## [Data section]

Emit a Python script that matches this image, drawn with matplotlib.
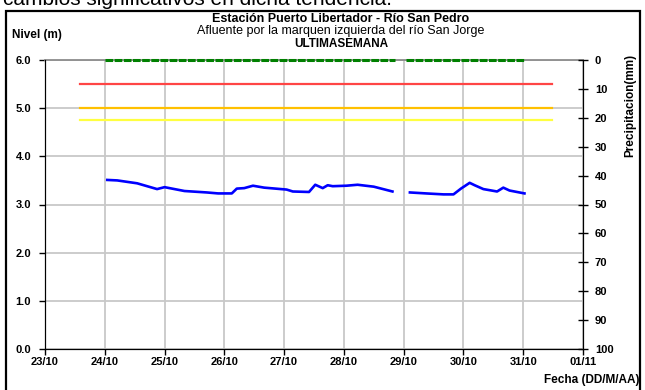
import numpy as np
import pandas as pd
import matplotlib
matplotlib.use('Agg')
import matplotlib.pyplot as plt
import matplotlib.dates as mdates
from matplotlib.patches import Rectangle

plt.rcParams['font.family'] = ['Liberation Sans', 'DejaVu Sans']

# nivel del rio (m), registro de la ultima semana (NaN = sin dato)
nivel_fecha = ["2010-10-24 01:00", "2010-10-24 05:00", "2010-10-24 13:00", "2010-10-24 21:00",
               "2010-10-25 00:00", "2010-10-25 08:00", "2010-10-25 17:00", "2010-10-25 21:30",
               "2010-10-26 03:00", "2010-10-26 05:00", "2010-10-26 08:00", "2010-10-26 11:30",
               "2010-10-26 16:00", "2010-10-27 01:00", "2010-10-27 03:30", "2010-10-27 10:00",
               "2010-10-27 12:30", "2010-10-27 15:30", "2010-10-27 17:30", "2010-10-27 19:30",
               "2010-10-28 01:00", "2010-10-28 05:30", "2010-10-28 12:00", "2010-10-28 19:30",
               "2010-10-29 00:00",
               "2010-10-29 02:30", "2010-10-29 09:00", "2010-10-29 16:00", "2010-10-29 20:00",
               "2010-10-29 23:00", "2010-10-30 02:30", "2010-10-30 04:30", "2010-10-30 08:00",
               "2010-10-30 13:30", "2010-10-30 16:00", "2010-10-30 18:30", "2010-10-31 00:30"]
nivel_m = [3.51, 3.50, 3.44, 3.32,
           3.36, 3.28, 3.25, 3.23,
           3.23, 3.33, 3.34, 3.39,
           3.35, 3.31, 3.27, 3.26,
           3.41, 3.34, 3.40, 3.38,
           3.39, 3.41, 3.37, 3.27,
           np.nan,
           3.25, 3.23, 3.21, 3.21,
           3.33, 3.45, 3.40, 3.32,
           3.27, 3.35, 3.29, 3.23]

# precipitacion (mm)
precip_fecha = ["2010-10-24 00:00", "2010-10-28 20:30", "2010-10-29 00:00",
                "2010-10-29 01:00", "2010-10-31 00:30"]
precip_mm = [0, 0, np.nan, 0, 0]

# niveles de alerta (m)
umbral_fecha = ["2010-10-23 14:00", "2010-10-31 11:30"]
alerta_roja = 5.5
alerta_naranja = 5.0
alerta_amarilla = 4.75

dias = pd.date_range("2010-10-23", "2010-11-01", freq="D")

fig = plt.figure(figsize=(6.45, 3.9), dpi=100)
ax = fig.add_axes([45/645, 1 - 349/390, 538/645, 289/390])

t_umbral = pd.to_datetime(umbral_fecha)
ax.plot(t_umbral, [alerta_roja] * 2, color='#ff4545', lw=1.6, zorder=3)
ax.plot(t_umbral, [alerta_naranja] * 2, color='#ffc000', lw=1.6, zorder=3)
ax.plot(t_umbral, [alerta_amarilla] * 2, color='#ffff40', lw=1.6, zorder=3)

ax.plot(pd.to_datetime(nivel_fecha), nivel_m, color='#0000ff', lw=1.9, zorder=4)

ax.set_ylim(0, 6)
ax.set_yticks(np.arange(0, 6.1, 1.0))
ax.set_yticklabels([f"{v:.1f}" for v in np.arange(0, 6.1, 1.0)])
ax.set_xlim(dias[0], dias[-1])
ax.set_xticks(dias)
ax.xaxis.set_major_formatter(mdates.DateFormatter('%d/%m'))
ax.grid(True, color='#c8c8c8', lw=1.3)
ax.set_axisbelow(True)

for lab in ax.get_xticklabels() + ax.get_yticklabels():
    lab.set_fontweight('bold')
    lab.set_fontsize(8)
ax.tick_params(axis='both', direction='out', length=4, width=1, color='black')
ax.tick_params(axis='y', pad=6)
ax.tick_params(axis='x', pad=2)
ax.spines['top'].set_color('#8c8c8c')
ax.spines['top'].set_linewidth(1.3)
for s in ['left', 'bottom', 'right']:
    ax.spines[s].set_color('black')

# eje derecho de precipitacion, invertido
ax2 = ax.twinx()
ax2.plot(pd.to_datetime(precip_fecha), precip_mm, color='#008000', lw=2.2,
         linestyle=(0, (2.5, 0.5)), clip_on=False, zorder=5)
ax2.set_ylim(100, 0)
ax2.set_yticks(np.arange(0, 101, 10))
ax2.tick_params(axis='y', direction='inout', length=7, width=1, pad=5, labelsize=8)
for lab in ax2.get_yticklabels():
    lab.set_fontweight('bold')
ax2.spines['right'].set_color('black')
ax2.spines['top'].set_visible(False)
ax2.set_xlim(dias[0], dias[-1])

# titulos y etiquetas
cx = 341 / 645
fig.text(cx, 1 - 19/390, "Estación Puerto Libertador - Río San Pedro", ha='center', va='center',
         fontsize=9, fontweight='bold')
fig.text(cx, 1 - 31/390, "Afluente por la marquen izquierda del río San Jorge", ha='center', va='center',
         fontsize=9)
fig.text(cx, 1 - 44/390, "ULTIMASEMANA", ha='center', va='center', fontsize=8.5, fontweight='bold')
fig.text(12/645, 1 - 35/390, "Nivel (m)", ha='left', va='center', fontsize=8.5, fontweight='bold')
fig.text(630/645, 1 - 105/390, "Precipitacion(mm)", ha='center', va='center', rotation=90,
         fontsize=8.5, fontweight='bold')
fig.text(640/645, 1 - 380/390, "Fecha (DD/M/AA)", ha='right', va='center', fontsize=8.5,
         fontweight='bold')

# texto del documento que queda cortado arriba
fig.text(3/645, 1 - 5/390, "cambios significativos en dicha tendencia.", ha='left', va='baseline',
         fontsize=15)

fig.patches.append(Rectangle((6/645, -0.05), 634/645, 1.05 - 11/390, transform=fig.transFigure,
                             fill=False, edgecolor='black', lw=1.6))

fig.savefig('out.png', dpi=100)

## [Short problem]
Without the pictures, please reproduce each line of the listing above exactly, from the first one through the line bearing "plt.rcParams['font.family'] = ['Liberation".

## [Result for this task]
Emit a Python script that matches this image, drawn with matplotlib.
import numpy as np
import pandas as pd
import matplotlib
matplotlib.use('Agg')
import matplotlib.pyplot as plt
import matplotlib.dates as mdates
from matplotlib.patches import Rectangle

plt.rcParams['font.family'] = ['Liberation Sans', 'DejaVu Sans']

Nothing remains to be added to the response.